Click here to read reviewer Michael Leonard's take on The Girl on the Train.
Hawkins presents her thriller from the perspective of Rachel Watson, a passenger on a commuter train from Ashbury, Buckinghamshire, England, to London and back, day after day. When the train stops at its usual spot before proceeding to the city, Rachel indulges in a daily fantasy, creating lives for a married couple she views from a distance in a Victorian home on the other side of the tracks. She watches for the couple, “Jason and Jess,” every day, imagining what their lives might be like, how much they love each other, how happy they are.
The fantasy is small comfort for a woman who has lost everything: self-confidence, ambition, her beloved home, and her husband, Tom, all exchanged for a rented room a generous friend has offered. Knowing she shouldn’t and fully aware of the potential consequences, Rachel comforts herself with alcohol even on the commute to London, choosing oblivion over reality as the train goes back and forth each day, passing the happy pretend couple and memories too bitter to be endured,
her world turned sour with loss and rejection.
Though Rachel’s character dominates the plot, it is a three-pronged narrative. Anna offers an alternative perspective. Anna is now married to Tom after a torrid secret affair.
The couple delights in their baby daughter, and Rachel’s home now theirs, the former wife an outsider looking in at the tableau she had wanted for herself. Instead, it’s Anna with Tom: “She’s a cuckoo, laying her eggs in my nest.” Anna is understandably made uncomfortable by the ex who seems unable to let go of her former spouse, habitual drunkenness an excuse for the melodrama of her constant intrusion. Tom treats Rachel kindly, only occasionally losing his temper, though she seems unable to understand that their marriage is over, that he has a new life with Anna and the baby. Then there is Megan, the petite blonde married to Scott Hipwell. Though she tries to be satisfied with her life as a wife, Megan has no sense of direction since the art gallery she managed in town closed for lack of business. She struggles to fill the days until Scott comes home, searching for purpose in spite of the restlessness that plagues her.
As relentless as the clacking wheels of the train on the track, Hawkins drives her characters and her plot forward. Rachel
is the fumbling catalyst that crashes into the lives of those she touches, always meaning to help
and always failing, succumbing to the need to drink her troubles away, to escape a reality that has spiraled out of control, ever on the precipice of disaster: “I have lost control over everything, even the places in my head.” There are hours--critical--hours Rachel can’t remember, half-formed visions that make no sense.
Only Tom is able to calm her down, to explain away her fears, but even Tom has tired of her phone calls
and her texts. Anna begs him to report Rachel’s behavior to the police.
It is difficult to maintain any sympathy for the hapless, dysfunctional Rachel.

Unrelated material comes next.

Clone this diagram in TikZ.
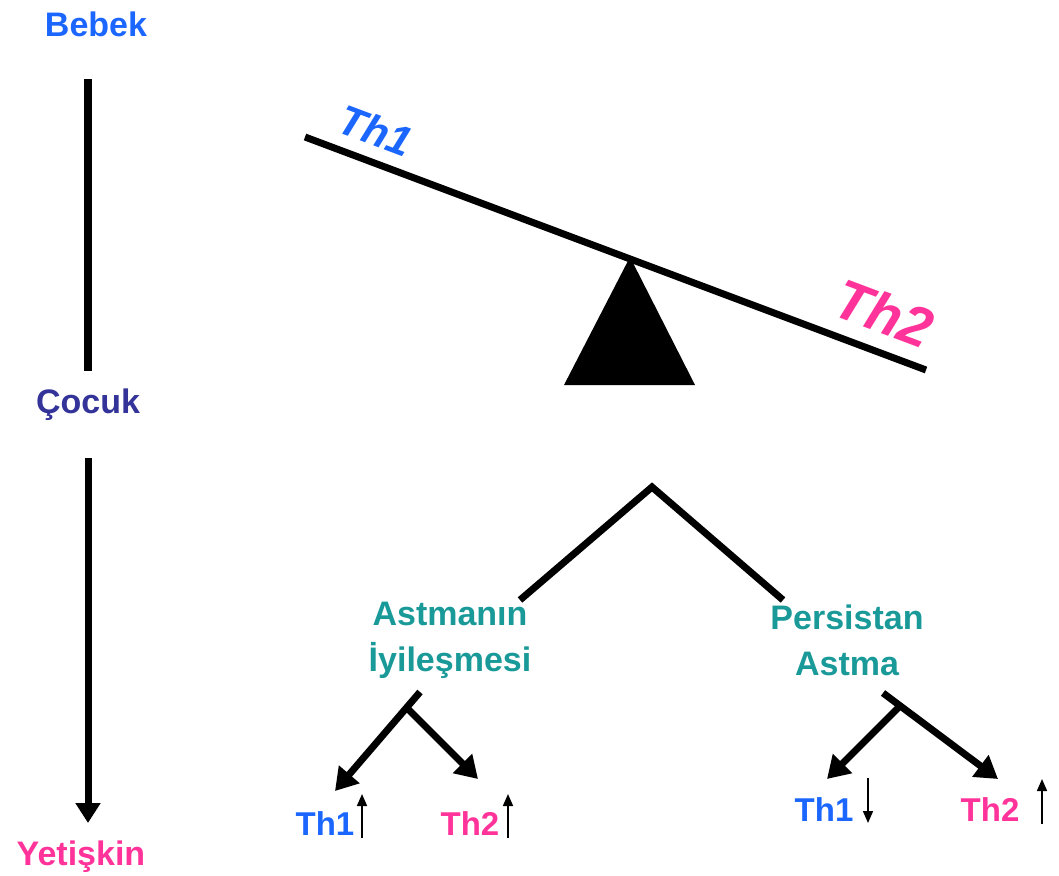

Her behavior is outrageous and intolerable, trying for Tom and the woman from whom she rents a room, abusing even that gesture of good faith. Rachel has imagined a perfect life for the couple she can see from the train, but reality is far from the idyllic scenes spinning in her head. The truth, as it unfolds, is far messier, far more brutal, lies and betrayal undermining relationships begun even with the best of intentions. Out of this accelerating chaos comes a tangled nightmare reverberating with rage, frustration, and a woman’s desire to do the right thing. The result is a final confrontation that will leave you shocked, as sickly fascinated as a fatal wreck along the
highway. Brilliantly orchestrated, The Girl on the Train explores human nature at its darkest and most desperate.